Quant aux dieux des poëtes, nous apprenons à la même source que Scévola les rejette, comme ayant été défigurés à tel point qu’ils ne méritent pas même d’être comparés à des hommes de quelque probité. L’un est représenté comme un voleur, l’autre comme un adultère ; on ne leur prête que des actions et des paroles déshonnêtes ou ridicules : trois déesses se disputent le prix de la beauté, et les deux rivales de Vénus ruinent Troie pour se venger de leur défaite ; Jupiter se change en cygne ou en taureau pour jouir d’une femme ; on voit une déesse qui se marie avec un homme, et Saturne qui dévore ses enfants ; en un mot, il n’y a pas d’action monstrueuse et de vice imaginable qui ne soit imputé aux dieux, bien qu’il n’y ait rien de plus étranger que tout cela à la nature divine.
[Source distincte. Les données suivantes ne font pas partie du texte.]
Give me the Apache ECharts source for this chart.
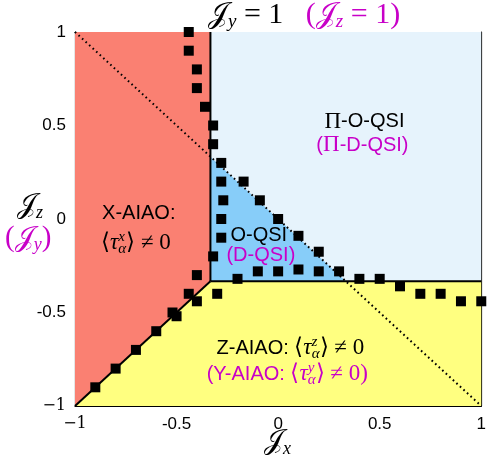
<!DOCTYPE html>
<html><head><meta charset="utf-8">
<script src="https://cdn.jsdelivr.net/npm/echarts@6/dist/echarts.min.js"></script>
<style>html,body{margin:0;padding:0;background:#fff}#c{width:489px;height:464px}</style>
</head><body><div id="c"></div>
<script>
// ---- data ----
const xTicks = [-1, -0.5, 0, 0.5, 1];
const yTicks = [-1, -0.5, 0, 0.5, 1];
const third = 1 / 3;
const regionXAIAO = [[-1, -1], [-third, -third], [-third, 1], [-1, 1]];
const regionPiOQSI = [[-third, -third], [1, -third], [1, 1], [-third, 1]];
const regionOQSI = [[-third, -third], [-third, third], [third, -third]];
const regionZAIAO = [[-1, -1], [-third, -third], [1, -third], [1, -1]];
const boundaryVert = [[-third, -third], [-third, 1]];
const boundaryHoriz = [[-third, -third], [1, -third]];
const boundaryDiag = [[-1, -1], [-third, -third]];
const classicalLine = [[-1, 1], [1, -1]];
const pointsX = [-0.44, -0.44, -0.40, -0.40, -0.36, -0.32, -0.32, -0.28, -0.28, -0.27, -0.28, -0.28, -0.32, -0.40,
  -0.17, -0.09, 0.00, 0.10, 0.20, 0.30,
  -0.20, -0.10, 0.00, 0.10, 0.20, 0.40, 0.50, 0.60, 0.70, 0.80, 0.90, 1.00,
  -0.30, -0.44, -0.40, -0.52, -0.50, -0.60, -0.70, -0.80, -0.90];
const pointsY = [1.00, 0.90, 0.80, 0.70, 0.60, 0.50, 0.40, 0.30, 0.20, 0.10, 0.00, -0.10, -0.20, -0.30,
  0.20, 0.10, 0.00, -0.09, -0.175, -0.28,
  -0.32, -0.28, -0.28, -0.27, -0.28, -0.32, -0.32, -0.36, -0.40, -0.40, -0.44, -0.44,
  -0.40, -0.40, -0.44, -0.50, -0.52, -0.60, -0.70, -0.80, -0.90];

const MAG = '#c800c8';
const J = '\u{1D4A5}';

const chart = echarts.init(document.getElementById('c'), null, {renderer: 'canvas'});

function polySeries(verts, color) {
  return {
    type: 'custom', silent: true, z: 1,
    data: [0],
    renderItem: function (params, api) {
      return {type: 'polygon', shape: {points: verts.map(p => api.coord(p))}, style: {fill: color}};
    }
  };
}
function lineSeries(pts, style, z) {
  return {type: 'line', data: pts, symbol: 'none', silent: true, z: z, lineStyle: style, animation: false};
}

const SF = 20, MF = 23, SUPF = 15;
function tok(fam, size, col, lh, italic, va, w) {
  const o = {fontFamily: fam, fontSize: size, color: col, lineHeight: lh, align: 'left',
    textBorderWidth: 0, textShadowBlur: 0};
  if (italic) o.fontStyle = 'italic';
  if (va) o.verticalAlign = va;
  if (w != null) o.width = w;
  return o;
}
const annRich = {
  s: tok('Liberation Sans', SF, '#000', 27),
  sm: tok('Liberation Sans', SF, MAG, 27),
  r: tok('Liberation Serif', MF, '#000', 27),
  rm: tok('Liberation Serif', MF, MAG, 27),
  t: tok('Liberation Serif', MF, '#000', 27, true),
  tm: tok('Liberation Serif', MF, MAG, 27, true),
  up: tok('Liberation Serif', SUPF, '#000', 15, true, 'top', 0.1),
  upm: tok('Liberation Serif', SUPF, MAG, 15, true, 'top', 0.1),
  dn: tok('Liberation Serif', SUPF, '#000', 11, true, 'bottom'),
  dnm: tok('Liberation Serif', SUPF, MAG, 11, true, 'bottom')
};
const annotations = [
  {value: [0.425, 0.52], text: '{r|\u03A0}{s|-O-QSI}'},
  {value: [0.415, 0.395], text: '{sm|(}{rm|\u03A0}{sm|-D-QSI)}'},
  {value: [-0.686, 0.03], text: '{s|X-AIAO:}'},
  {value: [-0.70, -0.13], text: '{r|\u27E8}{t|\u03C4}{up|x}{dn|\u03B1}{r|\u27E9 \u2260 0}'},
  {value: [-0.095, -0.09], text: '{s|O-QSI}'},
  {value: [-0.085, -0.196], text: '{sm|(D-QSI)}'},
  {value: [0.06, -0.69], text: '{s|Z-AIAO: }{r|\u27E8}{t|\u03C4}{up|z}{dn|\u03B1}{r|\u27E9 \u2260 0}'},
  {value: [0.045, -0.83], text: '{sm|(Y-AIAO: }{rm|\u27E8}{tm|\u03C4}{upm|y}{dnm|\u03B1}{rm|\u27E9 \u2260 0)}'}
];

function tickFmt(v) {
  if (v === -1) return '{m|\u22121}';
  return String(v);
}
const tickLabelStyle = {fontFamily: 'Liberation Sans', fontSize: 17, color: '#000',
  rich: {m: {fontFamily: 'DejaVu Serif', fontSize: 16, color: '#000'}}};
const axisCommon = {min: -1, max: 1, interval: 0.5, splitLine: {show: false},
  axisLine: {show: true, onZero: false, lineStyle: {color: '#000', width: 1.2}},
  axisTick: {show: true, inside: true, length: 5, lineStyle: {color: '#000', width: 1}}};

function gRich(col) {
  return {
    j: {fontFamily: 'DejaVu Serif', fontSize: 28, fill: col, lineHeight: 32},
    r: {fontFamily: 'Liberation Serif', fontSize: 29, fill: col, lineHeight: 32},
    sb: {fontFamily: 'Liberation Serif', fontStyle: 'italic', fontSize: 18, fill: col, lineHeight: 22, verticalAlign: 'bottom'}
  };
}
function mixRich() {
  return {
    j: {fontFamily: 'DejaVu Serif', fontSize: 29, fill: '#000', lineHeight: 32},
    r: {fontFamily: 'Liberation Serif', fontSize: 30, fill: '#000', lineHeight: 32},
    sb: {fontFamily: 'Liberation Serif', fontStyle: 'italic', fontSize: 19, fill: '#000', lineHeight: 22, verticalAlign: 'bottom'},
    jm: {fontFamily: 'DejaVu Serif', fontSize: 29, fill: MAG, lineHeight: 32},
    rm: {fontFamily: 'Liberation Serif', fontSize: 30, fill: MAG, lineHeight: 32},
    sbm: {fontFamily: 'Liberation Serif', fontStyle: 'italic', fontSize: 19, fill: MAG, lineHeight: 22, verticalAlign: 'bottom'}
  };
}

chart.setOption({
  animation: false,
  backgroundColor: '#fff',
  grid: {left: 75, top: 32, width: 411, height: 374, containLabel: false},
  xAxis: [
    Object.assign({type: 'value', position: 'bottom', axisLabel: Object.assign({margin: 10, formatter: tickFmt}, tickLabelStyle)}, axisCommon),
    Object.assign({type: 'value', position: 'top', axisLabel: {show: false}}, axisCommon)
  ],
  yAxis: [
    Object.assign({type: 'value', position: 'left', axisLabel: Object.assign({margin: 9, formatter: tickFmt}, tickLabelStyle)}, axisCommon),
    Object.assign({type: 'value', position: 'right', axisLabel: {show: false}}, axisCommon)
  ],
  series: [
    polySeries(regionXAIAO, '#fa8072'),
    polySeries(regionPiOQSI, '#e6f3fc'),
    polySeries(regionZAIAO, '#ffff80'),
    polySeries(regionOQSI, '#87cdf9'),
    lineSeries(classicalLine, {color: '#000', width: 2, type: [1.6, 3.2]}, 3),
    lineSeries(boundaryVert, {color: '#000', width: 2}, 4),
    lineSeries(boundaryHoriz, {color: '#000', width: 2}, 4),
    lineSeries(boundaryDiag, {color: '#000', width: 2}, 4),
    {
      type: 'scatter', z: 5, symbol: 'rect', symbolSize: 10, silent: true, clip: true,
      itemStyle: {color: '#000', opacity: 1},
      data: pointsX.map((x, i) => [x, pointsY[i]])
    },
    {
      type: 'scatter', z: 6, symbolSize: 0, silent: true,
      itemStyle: {opacity: 1, color: 'transparent'},
      data: annotations.map(a => ({value: a.value, label: {formatter: a.text}})),
      label: {show: true, position: 'inside', color: '#000', textBorderWidth: 0, opacity: 1, rich: annRich}
    }
  ],
  graphic: [
    {type: 'text', left: 208, top: 0, z: 10, style: {
      text: '{j|' + J + '}{sb|y}{r| = 1   }{rm|(}{jm|' + J + '}{sbm|z}{rm| = 1)}',
      rich: mixRich()
    }},
    {type: 'text', left: 264, top: 428, z: 10, style: {
      text: '{j|' + J + '}{sb|x}', rich: gRich('#000')
    }},
    {type: 'text', left: 17, top: 192, z: 10, style: {
      text: '{j|' + J + '}{sb|z}', rich: gRich('#000')
    }},
    {type: 'text', left: 5, top: 224, z: 10, style: {
      text: '{r|(}{j|' + J + '}{sb|y}{r|)}', rich: gRich(MAG)
    }}
  ]
});
</script></body></html>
Ô grand pontife Scévola ! abolis ces jeux, si tu en as le pouvoir ; défends au peuple un culte où l’on se plaît à admirer des crimes, pour avoir ensuite à les imiter. Si le peuple te répond que les pontifes eux-mêmes sont les instituteurs de ces jeux, demande au moins aux dieux qui leur ont ordonné de les établir, qu’ils cessent de les exiger ; car enfin ces jeux sont mauvais, tu en conviens, ils sont indignes de la majesté divine ; et dès lors l’injure est d’autant plus grande qu’elle doit rester impunie. Mais les dieux ne t’écoutent pas ; ou plutôt ce ne sont pas des dieux, mais des démons ; ils enseignent le mal, ils se complaisent dans la turpitude ; loin de tenir à injure ces honteuses fictions ; ils se courrouceraient, au contraire, si on ne les étalait pas publiquement. Tu invoquerais en vain Jupiter contre ces jeux, sous prétexte que c’est à lui que l’on prête le plus de crimes ; car vous avez beau l’appeler le chef et le maître de l’univers, vous lui faites vous-même la plus cruelle injure, en le confondant avec tous ces autres dieux dont vous dites qu’il est le roi.

CHAPITRE XXVIII.
SI LE CULTE DES DIEUX A ÉTÉ UTILE AUX ROMAINS POUR ÉTABLIR ET ACCROÎTRE LEUR EMPIRE.

Ces dieux que l’on apaise, ou plutôt que l’on accuse par de semblables honneurs, et qui seraient moins coupables de se plaire au spectacle de crimes réels que de forfaits supposés, n’ont donc pu en aucune façon agrandir ni conserver l’empire romain. S’ils avaient eu un tel pouvoir, ils en auraient usé de préférence en faveur des Grecs, qui leur ont rendu, en cette partie du culte, de beaucoup plus grands honneurs, eux qui ont consenti à s’exposer eux-mêmes aux mordantes satires dont les poëtes déchiraient les dieux, et leur ont permis de diffamer tous les citoyens à leur gré ; eux enfin qui, loin de tenir les comédiens pour infâmes, les ont jugés dignes des premières fonctions de l’État. Mais tout comme les Romains ont pu avoir de la monnaie d’or sans adorer le dieu Aurinus ; ainsi ils n’eussent pas laissé d’avoir de la monnaie d’argent et de cuivre, alors même qu’ils n’eussent pas adoré Argentinus et Æsculanus. De même, sans pousser plus avant la comparaison, il leur était absolument impossible de parvenir à l’empire sans la volonté de Dieu, tandis que, s’ils eussent ignoré ou méprisé cette foule de fausses divinités, ne connaissant que le seul vrai Dieu et l’adorant avec une foi sincère et de bonnes mœurs, leur empire sur la terre, plus grand ou plus petit, eût été meilleur, et n’eussent-ils pas régné sur la terre, ils seraient certainement parvenus au royaume éternel.

CHAPITRE XXIX.
DE LA FAUSSETÉ DU PRÉSAGE SUR LEQUEL LES ROMAINS FONDAIENT LA PUISSANCE ET LA STABILITÉ DE LEUR EMPIRE.

Que dire de ce beau présage qu’ils ont cru voir dans la persistance des dieux Mars et Terme et de la déesse Juventas, à ne pas céder la place au roi des dieux ? Cela signifiait, selon eux, que le peuple de Mars, c’est-à-dire le peuple romain, ne quitterait jamais un terrain une fois occupé ; que, grâce au dieu Terme, nul ne déplacerait les limites qui terminent l’empire[1] ; enfin que la déesse Juventas rendrait la jeunesse romaine invincible. Mais alors, comment pouvaient-ils à la fois reconnaître en Jupiter le roi des dieux et le protecteur de l’empire, et accepter ce présage au nom des divinités qui faisaient gloire de lui résister ? Au surplus, que les dieux aient résisté en effet à Jupiter, ou non, peu importe ; car, supposé que les païens disent vrai, ils n’accorderont certainement pas que les dieux, qui n’ont point voulu céder à Jupiter,

  1. Le dieu Terme présidait aux limites (en latin termini) des propriétés et des empires.